I’ve been talking mostly about Mark, but I want to pull in Acts a little now, too, because my attention was called to this verse, of this passage that is named for today- about how God shows no partiality, I’ve heard it quoted God is no respecter of persons, in other words, skin color nationality and ethnicity make no difference to God. Not that God is oblivious to these things or “doesn’t see” them- God sees us with all of our particularities, the languages we speak how our ears stick out the kind of toppings we like on our pizza- God loves all of that about us, including our heritage. But Peter who is speaking at this point, in chapter 10 has just gone through his famous conversion of coming to understand that God loves non-Jewish, God loves Greek people just as much as Jewish people. That lesson I think was there during Jesus’s life but Peter hadn’t quite got it yet, like when Jesus said the Syro Phoenican woman’s faith was great or healed a man in the Gentile region and fed the crowds there, too; it was the Roman Centurion who had exclaimed, surely this man was God’s son, when he saw how he died. But it was after the resurrection, after Jesus’ ascension, after the pouring out of the Holy Spirit, when Peter had a vision, heard the Spirit tell him to meet someone who had also had a vision, and then he gives this speech, which over all is about what happened to Jesus, his death and resurrection, but he starts out, now I understand, God does not show favoritism. It all goes together…

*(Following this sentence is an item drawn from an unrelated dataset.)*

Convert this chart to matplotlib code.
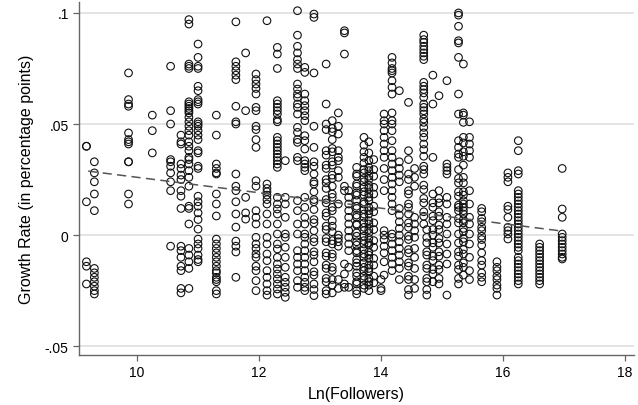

The resurrection- the new thing God was doing that began in Jesus, encompasses humanity learning through fits and starts that this is true. God coming to earth in one man of one particular ethnicity, in one place, was to show us that we don’t need to be divided against each other or have suspicions or ill thoughts of one another and every way of thinking that is related to that can be overcome. Jews and Gentiles can eat together. Because of how God can do totally new, totally shocking things, like resurrection. Life where there was none. Total transformation of our hearts and our lives, to get to the point where we like God, show no favor or partiality to any kind of group.
God opened that totally new way for Peter, little step by little step until he got it.. It was true for the women, Mary and Mary and Salome, who could only be shocked and afraid at first. But that did not change that God had done this huge and amazing thing, and little step by little step, they would be able to go from shock and silence to joy and testifying. The same is true for us. Little by little God transforms us to live and love in God’s way, completely.
Just as I said on Good Friday, that the legacy and acting out of Good Friday still happens in our world- sin and harm and death- that is 100% true- but it is also true that God is still doing amazing, life- filled things, even if we can’t see them or can’t move with it right away. God said no to our sin on Good Friday, but God said yes to us on Easter. And God keeps doing life-giving things, laugh out loud moments, beauty and poetry and music and love. There are little Easters all around us, because of God’s goodness. Let’s rejoice today in God’s power to bring life, right into the middle of our hurting world!
Christ is risen, Alleluia, Christ is risen indeed, Alleluia, Amen!